A referendum on the removal of the offence of blasphemy from the Constitution has been given the go ahead by the Cabinet and will be held in October. Under current legislation a person can face fines of up to €25,000 if they are found guilty of the offence of blasphemy. The law on blasphemy was written into the 1937 Constitution in Article 40 which states that the ‘publication or utterance of blasphemous, Seditious, or Indecent matter is an offence which shall be punishable in accordance with law.” In 2009, a new law made blasphemy punishable by a €25,000 fine.
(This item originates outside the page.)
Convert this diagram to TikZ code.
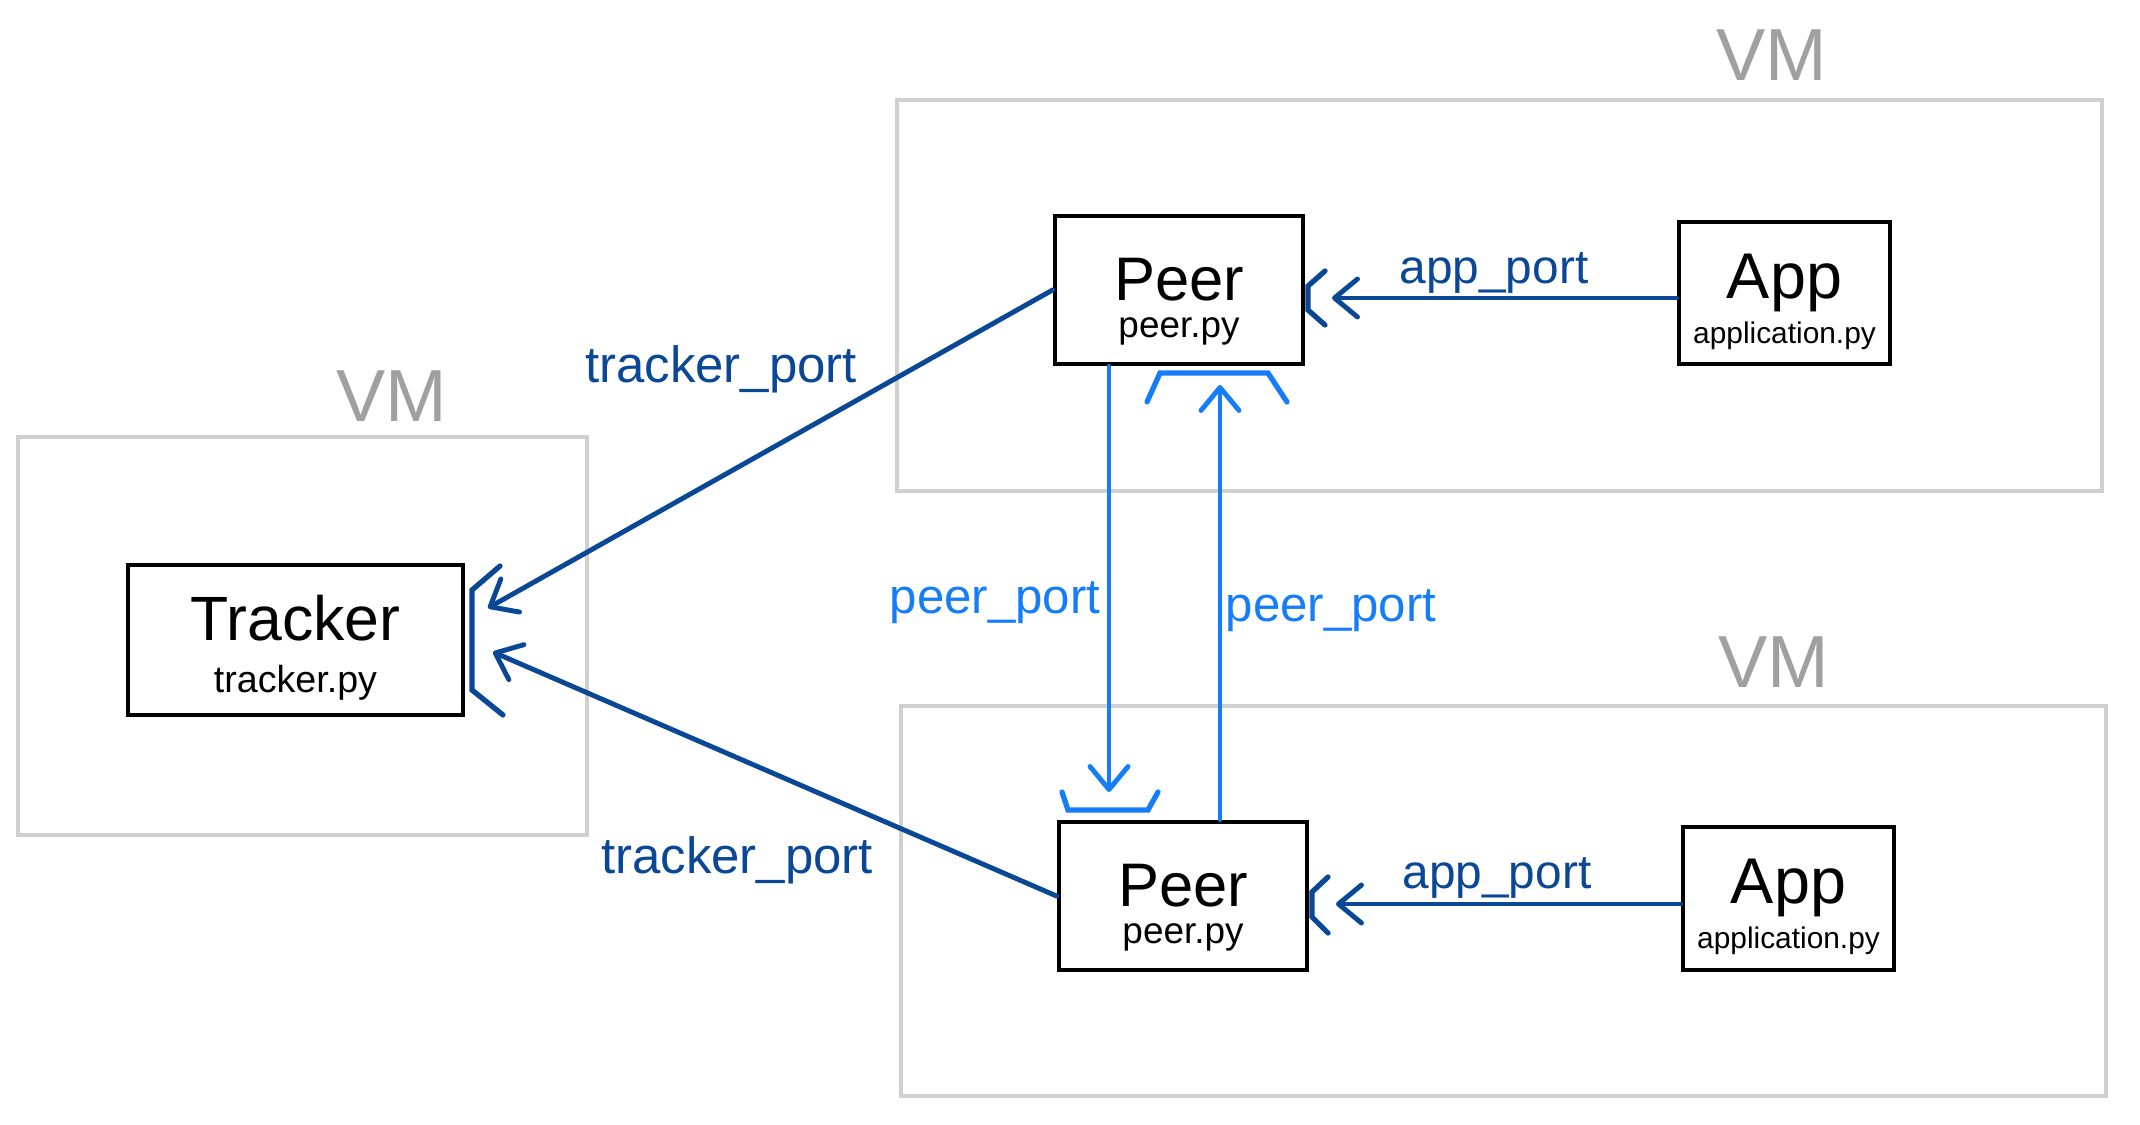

“While I understand this law is an anachronism, I feel that there are other referenda that would be more beneficial to the people I represent. An extension of the franchise to include citizens living abroad, the reduction of the voting age and a directly elected Mayor are just some of the Constitutional changes we should be looking at. The Taoiseach also committed to a referendum on keeping Irish Water in public hands and I think this urgently needs to be addressed. The last known prosecution in Ireland for blasphemy is thought to have been in 1855 so it clearly is not a matter of extreme urgency," she said.
"The Blasphemy Referendum could be held on the same day as a Presidential election and alongside another referendum to remove the part of the Constitution that refers to a woman’s place in the home."
She urged the Government to "prioritise matters affecting people’s everyday lives and not waste time and precious resources making Constitutional changes of no benefit to anyone."